Don’t speak for or over indigenous people and our spiritualities. We didn’t ask. Otherkin aren’t a problem for us, and some of us fall under that label as is.
pinging @jeshire-katt , too.
Yea, a kintype isn’t a totem. A totem isn’t a species identity, and their significance varies between cultures because as @hallowedbone said, what people call “native culture” is actually the many of different cultures and nations that existed before Europeans colonized North America, and not all of them practiced totemism. We aren’t just one people and it helps when you try to stick up for us to look into who something is appropriated from and why it is significant and shouldn’t be appropriated. I would especially do this if you heard it’s wrong on tumblr.. or heard it’s ok in spiritualist groups that consist only of people without any strong native heritage, lol.
FWIW, that also includes when people bring up Native cultures and traditions in otherkin communities but honestly, I’ve hardly ever seen it there. Sometimes, once in a blue moon, but not very often, and it seems like it’s looked down on in most places and seen as an asshole thing to do, which… good. Anyways.
In Ojibwa culture as an example (who’s language the word is derived from, the word “ototeman” which meant “brother-sister kin”), totems defined a number of clans (”doodem”). People within these clans often had a shared ancestor, were thought to have traits representative of the animal that symbolized their clan, and it was also used for things like splitting up labor, as these clans often lived near/in habitats that suited their animal.
And in all other cultures I’ve researched about this specifically, none of them have actually mentioned someone in themselves believing they are literally their totem, whatever it meant in their specific culture. Usually it’s a guide, something to do with lineage, or was something to aspire to be like.

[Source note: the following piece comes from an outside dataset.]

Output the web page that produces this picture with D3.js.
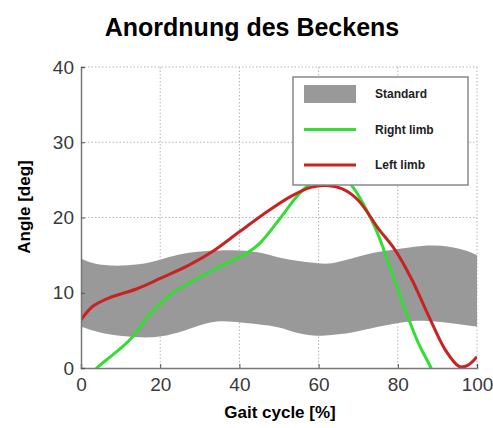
<!DOCTYPE html>
<html>
<head>
<meta charset="utf-8">
<script src="https://cdn.jsdelivr.net/npm/d3@7"></script>
<style>
  body { margin: 0; background: #fff; }
  svg { font-family: "Liberation Sans", Arial, sans-serif; }
</style>
</head>
<body>
<div id="chart"></div>
<script>
// standard band (gray), gait cycle % vs angle
const bandX     = [0, 2, 7, 15, 20, 26, 33, 38, 45, 50, 55, 60, 63, 68, 75, 84, 89, 96, 100]
const bandUpper = [14.6, 14.0, 13.5, 13.7, 14.4, 15.3, 15.6, 15.7, 15.5, 14.6, 14.2, 13.9, 13.8, 14.5, 15.5, 16.1, 16.4, 15.9, 15.0]
const bandLower = [5.5, 5.1, 4.4, 4.0, 4.1, 4.9, 6.3, 6.2, 5.8, 5.5, 4.5, 4.2, 4.4, 4.6, 5.5, 6.4, 6.2, 5.8, 5.5]

const rightX = [3, 4, 8.6, 12.8, 17, 20.2, 23.8, 29, 36, 42, 45.2, 50.3, 54.5, 58, 61, 64, 66, 68, 70, 74.5, 77.7, 81.9, 85.2, 88.2, 90]
const rightY = [-0.7, 0, 2.0, 4.0, 6.9, 8.6, 10.2, 11.8, 13.7, 15.3, 16.6, 19.9, 22.8, 24.6, 25.8, 26.2, 25.8, 24.5, 23.0, 18.4, 13.9, 7.7, 3.3, 0.2, -2]

const leftX = [0, 3, 7, 14, 20, 27, 33, 40, 46, 53, 58, 62, 66, 70, 75, 79.3, 83.6, 87.8, 92, 95.5, 97.5, 100]
const leftY = [6.4, 8.2, 9.3, 10.5, 11.9, 13.6, 15.4, 18.1, 20.4, 22.8, 24.0, 24.25, 23.8, 22.3, 18.6, 15.7, 11.7, 6.9, 2.4, 0.2, 0.3, 1.5]

const xTicks = [0, 20, 40, 60, 80, 100]
const yTicks = [0, 10, 20, 30, 40]

const legendItems = [
  {label: 'Standard', type: 'band', color: '#999999'},
  {label: 'Right limb', type: 'line', color: '#33dd33'},
  {label: 'Left limb', type: 'line', color: '#c92222'}
]

let width = 493, height = 428
let margin = {top: 67, right: 16, bottom: 60, left: 81}
let w = width - margin.left - margin.right
let h = height - margin.top - margin.bottom

const svg = d3.select('#chart').append('svg')
  .attr('width', width)
  .attr('height', height)

const g = svg.append('g')
  .attr('transform', 'translate(' + margin.left + ',' + margin.top + ')')

const xScale = d3.scaleLinear().domain([0, 100]).range([0, w])
const yScale = d3.scaleLinear().domain([0, 40]).range([h, 0])

// clip for curves
svg.append('defs').append('clipPath').attr('id', 'plotclip')
  .append('rect').attr('x', 0).attr('y', 0).attr('width', w).attr('height', h)

// dotted grid
g.append('g').selectAll('line.gx')
  .data(xTicks.slice(1))
  .enter().append('line')
  .attr('x1', d => xScale(d)).attr('x2', d => xScale(d))
  .attr('y1', 0).attr('y2', h)
  .attr('stroke', '#b5b5b5').attr('stroke-width', 1)
  .attr('stroke-dasharray', '1.5,2')
g.append('g').selectAll('line.gy')
  .data(yTicks.slice(1))
  .enter().append('line')
  .attr('x1', 0).attr('x2', w)
  .attr('y1', d => yScale(d)).attr('y2', d => yScale(d))
  .attr('stroke', '#b5b5b5').attr('stroke-width', 1)
  .attr('stroke-dasharray', '1.5,2')

const plot = g.append('g').attr('clip-path', 'url(#plotclip)')

// gray band
const bandData = bandX.map((x, i) => ({x: x, lo: bandLower[i], hi: bandUpper[i]}))
plot.append('path')
  .datum(bandData)
  .attr('fill', '#999999')
  .attr('d', d3.area()
    .x(d => xScale(d.x))
    .y0(d => yScale(d.lo))
    .y1(d => yScale(d.hi))
    .curve(d3.curveBasis))

const line = d3.line()
  .x(d => xScale(d[0]))
  .y(d => yScale(d[1]))
  .curve(d3.curveCatmullRom)

plot.append('path')
  .datum(rightX.map((x, i) => [x, rightY[i]]))
  .attr('fill', 'none')
  .attr('stroke', '#33dd33')
  .attr('stroke-width', 3)
  .attr('d', line)

plot.append('path')
  .datum(leftX.map((x, i) => [x, leftY[i]]))
  .attr('fill', 'none')
  .attr('stroke', '#c92222')
  .attr('stroke-width', 3)
  .attr('d', line)

// axes (left + bottom solid, ticks inward)
const xAxis = g.append('g')
  .attr('transform', 'translate(0,' + h + ')')
  .call(d3.axisBottom(xScale).tickValues(xTicks).tickSize(-4).tickPadding(9))
const yAxis = g.append('g')
  .call(d3.axisLeft(yScale).tickValues(yTicks).tickSize(-4).tickPadding(7))

;[xAxis, yAxis].forEach(a => {
  a.select('.domain').attr('stroke', '#777').attr('stroke-width', 1.5)
  a.selectAll('.tick line').attr('stroke', '#555')
  a.selectAll('.tick text')
    .attr('fill', '#3a3a3a')
    .style('font-size', '19px')
    .style('font-family', '"Liberation Sans", Arial, sans-serif')
})
xAxis.selectAll('.tick text').attr('dy', '0.75em')

// legend
const lg = g.append('g')
  .attr('transform', 'translate(' + (293 - margin.left) + ',' + (77 - margin.top) + ')')
lg.append('rect')
  .attr('width', 175).attr('height', 108)
  .attr('fill', '#fff')
  .attr('stroke', '#888').attr('stroke-width', 1.5)

legendItems.forEach((item, i) => {
  let cy = 17 + i * 35.5
  if (item.type == 'band') {
    lg.append('rect')
      .attr('x', 11).attr('y', cy - 9)
      .attr('width', 52).attr('height', 18)
      .attr('fill', item.color)
  } else {
    lg.append('line')
      .attr('x1', 11).attr('x2', 63)
      .attr('y1', cy).attr('y2', cy)
      .attr('stroke', item.color).attr('stroke-width', 3)
  }
  lg.append('text')
    .attr('x', 82).attr('y', cy)
    .attr('dy', '0.35em')
    .style('font-size', '12px')
    .style('font-weight', 'bold')
    .attr('fill', '#222')
    .text(item.label)
})

// title and axis labels
svg.append('text')
  .attr('x', 252).attr('y', 36)
  .attr('text-anchor', 'middle')
  .style('font-size', '25px')
  .style('font-weight', 'bold')
  .text('Anordnung des Beckens')

svg.append('text')
  .attr('transform', 'rotate(-90)')
  .attr('x', -207).attr('y', 30)
  .attr('text-anchor', 'middle')
  .style('font-size', '17px')
  .style('font-weight', 'bold')
  .text('Angle [deg]')

svg.append('text')
  .attr('x', 280).attr('y', 418)
  .attr('text-anchor', 'middle')
  .style('font-size', '17px')
  .style('font-weight', 'bold')
  .text('Gait cycle [%]')
</script>
</body>
</html>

If there were spiritual practices involving nonhuman identities, involuntary or not, I haven’t heard of them yet (but would be very interested of hearing about them!).
Otherkin, on the other hand, personally believe they are nonphysically nonhuman, whether it be by reincarnation (often across universes in the case of spiritual fictionkin and non-therian otherkin), by spiritual mixup, or without any spirituality at all (ie, a quirk of the brain that doesn’t require any pathologizing and doesn’t disrupt one’s life). A key factor is too that it’s involuntary, so whether or not someone tried to claim stuff they have no right too (which as I said, looks to be rare, and thank fuck for that), they’d still identify as the thing. Our communities started up in the 50′s with elves meeting up in pagan circles (including tolkien elves, so fictionkion have also been around as long as the rest of the community), and then other people who weren’t elves came too because there was finally other people to relate to and share experiences with.
Oh, and therians are people who identify as earthly animals, which is a subset of otherkin with it’s own communities that I haven’t personally been into because.. I’m not a therian. So I may very well be wrong about people using native beliefs to fluff themselves up as more-valid-then-thou, or whatever.
I am beginning to hate the words “I’m genuinely asking”. It almost always means its going to be followed up by hater discourse.